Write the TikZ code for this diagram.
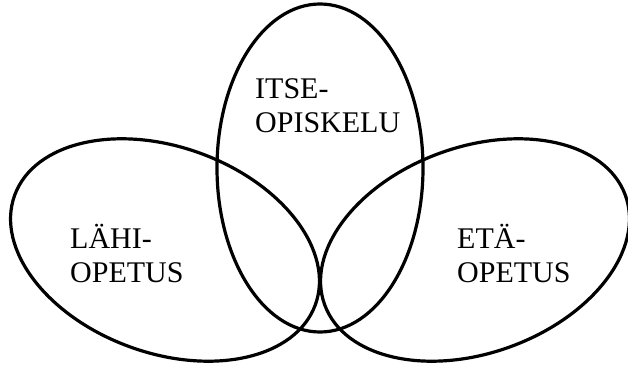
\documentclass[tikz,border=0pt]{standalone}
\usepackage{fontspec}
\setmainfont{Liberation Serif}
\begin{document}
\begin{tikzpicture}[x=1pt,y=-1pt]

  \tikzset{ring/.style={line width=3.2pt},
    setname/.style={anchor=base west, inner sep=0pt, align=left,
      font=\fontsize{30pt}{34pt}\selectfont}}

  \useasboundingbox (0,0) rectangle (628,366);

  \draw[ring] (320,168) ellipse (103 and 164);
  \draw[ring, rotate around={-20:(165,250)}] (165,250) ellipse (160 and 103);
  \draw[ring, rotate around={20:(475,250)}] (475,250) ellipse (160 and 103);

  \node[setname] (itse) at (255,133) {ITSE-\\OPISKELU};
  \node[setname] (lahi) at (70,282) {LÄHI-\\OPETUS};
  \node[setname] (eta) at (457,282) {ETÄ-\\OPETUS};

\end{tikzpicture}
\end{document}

• • •

_What the task asks:_
Give all the lines above again, character for character, without pictures.

_Answer in full:_
Write the TikZ code for this diagram.
\documentclass[tikz,border=0pt]{standalone}
\usepackage{fontspec}
\setmainfont{Liberation Serif}
\begin{document}
\begin{tikzpicture}[x=1pt,y=-1pt]

  \tikzset{ring/.style={line width=3.2pt},
    setname/.style={anchor=base west, inner sep=0pt, align=left,
      font=\fontsize{30pt}{34pt}\selectfont}}

  \useasboundingbox (0,0) rectangle (628,366);

  \draw[ring] (320,168) ellipse (103 and 164);
  \draw[ring, rotate around={-20:(165,250)}] (165,250) ellipse (160 and 103);
  \draw[ring, rotate around={20:(475,250)}] (475,250) ellipse (160 and 103);

  \node[setname] (itse) at (255,133) {ITSE-\\OPISKELU};
  \node[setname] (lahi) at (70,282) {LÄHI-\\OPETUS};
  \node[setname] (eta) at (457,282) {ETÄ-\\OPETUS};

\end{tikzpicture}
\end{document}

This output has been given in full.